Le Séminaire du Nord sera entretenu par les départements qui se trouvent
compris dans cette partie, à partir du département de la Seine. Celui du
Midi sera entretenu par les départements du Midi à partir du même département
de la Seine.
Les sommes affectées pour l'entretien des séminaires dans le département
de la Seine, seront répartie par égales portions dans le Séminaire du Nord
et celui du Midi, et chaque Trésorier en fournira son récépissé.
Les dispositions portées par les articles organiques du Culte Catholique,
sur la liberté des fondations et sur la nature des biens qui peuvent en être
l'objet, seront commun au Culte Juif.
Telles sont, Monseigneur, les vues que nous avons cru devoir vous présenter
sur l'organisation du Culte Juif. Puissent-elles mériter votre approbation.
Elles vous prouveront du moins le zèle et la bonne volonté qui nous animent
pour répondre en cette occasion, comme en toute autre, à la voix du Gouvernement.
Si des esprits vains, enorgueillis d'une vaste érudition, mais dépourvus,
nous osons le dire, de cette rectitude de jugement sans laquelle la science
est plus dangereuse qu'utile, on cru devoir chercher à détourner Votre Excellence
du projet qu'elle a formé d'organiser le Culte Juif, nous aimerons à croire
que mieux instruite par nous de l'état naturel des Juifs, de sentiments qui
les animent, du voeu qu'ils manifestent de toutes parts pour que le Gouvernement
s'occupe de l'organisation de leur culte, V. E. ne s'arrêtera pas aux difficultés
que ce projet semble d'abord présenter. Il n'est point d'obstacle pour un
Gouvernement tel que le nôtre. Il n'en est point pour celui qui sait que
si le sort du législateur est de prendre les hommes tels qu'ils sont, sa
gloire est de les rendre tels qu'ils doivent être, par des institutions sagement
combinées.
Mayer Marx
J. Rodrigues fils
Th.
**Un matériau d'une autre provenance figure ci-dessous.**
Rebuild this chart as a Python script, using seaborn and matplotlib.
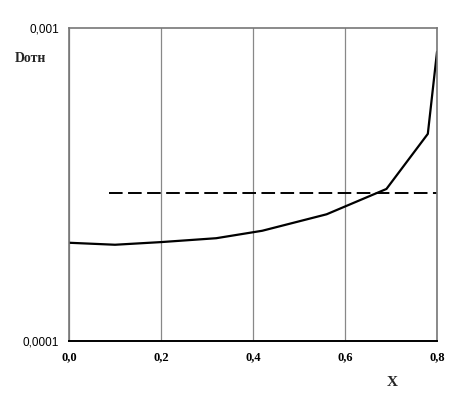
import matplotlib
matplotlib.use("Agg")
import matplotlib.pyplot as plt
import matplotlib.ticker as mticker
import seaborn as sns
import pandas as pd

# curve
x_vals = [0.0, 0.1, 0.2, 0.32, 0.42, 0.56, 0.69, 0.78, 0.8]
d_vals = [2.06e-4, 2.03e-4, 2.07e-4, 2.13e-4, 2.25e-4, 2.54e-4, 3.06e-4, 4.59e-4, 8.4e-4]
# dashed reference level
ref_x = [0.087, 0.8]
ref_d = [2.97e-4, 2.97e-4]
x_ticks = [0.0, 0.2, 0.4, 0.6, 0.8]
x_ticklabels = ["0,0", "0,2", "0,4", "0,6", "0,8"]
y_ticks = [1e-4, 1e-3]
y_ticklabels = ["0,0001", "0,001"]

df = pd.DataFrame({"x": x_vals, "d": d_vals})
df_ref = pd.DataFrame({"x": ref_x, "d": ref_d})

sns.set_style("white")
fig = plt.figure(figsize=(4.72, 3.96), dpi=100)
ax = fig.add_axes([0.1462, 0.1389, 0.7797, 0.7904])

sns.lineplot(data=df, x="x", y="d", color="black", linewidth=1.6, ax=ax)
sns.lineplot(data=df_ref, x="x", y="d", color="black", linewidth=1.4,
             linestyle=(0, (7, 2.8)), ax=ax)

ax.set_yscale("log")
ax.set_ylim(1e-4, 1e-3)
ax.set_xlim(0, 0.8)
ax.yaxis.set_major_locator(mticker.FixedLocator(y_ticks))
ax.yaxis.set_minor_locator(mticker.NullLocator())
ax.set_yticklabels(y_ticklabels, fontsize=8.5, family="Liberation Sans")
ax.set_xticks(x_ticks)
ax.set_xticklabels(x_ticklabels, fontsize=9, family="Liberation Serif",
                   fontweight="bold")
ax.tick_params(axis="both", length=3, width=0.8, direction="out", pad=4,
               colors="black")

ax.xaxis.grid(True, color="#888888", linewidth=0.9)
ax.yaxis.grid(False)

for side in ["left", "top", "right"]:
    ax.spines[side].set_color("#777777")
    ax.spines[side].set_linewidth(1.2)
ax.spines["bottom"].set_color("black")
ax.spines["bottom"].set_linewidth(1.4)

ax.set_xlabel("")
ax.set_ylabel("")
fig.text(15 / 472, 1 - 58 / 396, "Dотн", fontsize=10, fontweight="bold",
         family="Liberation Serif", va="center", ha="left")
fig.text(392 / 472, 1 - 382 / 396, "X", fontsize=11, fontweight="bold",
         family="Liberation Serif", va="center", ha="center")

fig.savefig("out.png", dpi=100, facecolor="white")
Cerf Berr
Manus Polak Hayem Worms
Wittersheim le jeune Benjamin Rodrigues Henriquez
Nathan Aron Schindl Saül Crémieux
Emmanuel Drefous J. Lazard
Joseph Lehman
Mardoche Elie
Orly Hayem Worms
Jacob Meyer
(1) Nous croyons que le nombre des Rabins ne s'élèvera pas au delà de
13 à 20.
(2) Voyez l'ouvrage de Mr Villers sur la Réformation de Luther, couronné
par l'Institut National, page 249.
(3) Jacob Rodriguez Pereira, Juif Espagnol, né à Berlanga, mort à Paris
en 1780, membre de la Société Royale de Londres et pensionnaire du Roi, homme
d'un vrai génie, qui a opéré des prodiges dans son art qui n'ont pas encore
été surpassés; homme simple et modeste dont la mémoire sera toujours chère
aux amis d el'humanité et à la gloire duquel rien ne saurait manquer d'après
les témoignages éclatants qui parlent en sa faveur, et surtout d'après le
témoignage particulier de l'immortel auteur de l'histoire naturelle (voyez
histoire de l'homme, art: ouie). Le célèbre La condamine fut son protecteur
et son meilleur ami. dans une épitre à la vieillesse, il lui adresse les
vers suivants.
Pereira, ton génie et tes adroits secours
Ont donné la parole à des muets nés sourds.
Des muets ont parlé! que ne puis-je prétendre
Retrouver par ton art la faculté d'entendre.
Source : Centre Historique des Archives Nationales.
Je suppose fortement que les critiques adressées dans le dernier paragraphe s'adressent à M. de Bonald qui fit paraître, dans la livraison de février 1806 du Mercure de France, un article contre les Juifs; ce qui suppose que ce texte lui est postérieur mais antérieur, sans doute, au décret du 30 mai 1806. M. Robert Anchel qui publia en 1928 aux P.U.F "Napoléon et les Juifs", sans doute l'un des ouvrages le plus complet sur ce thème, pense qu'il s'il s'agit de Hourwitz qui critiquait beaucoup les rabbins.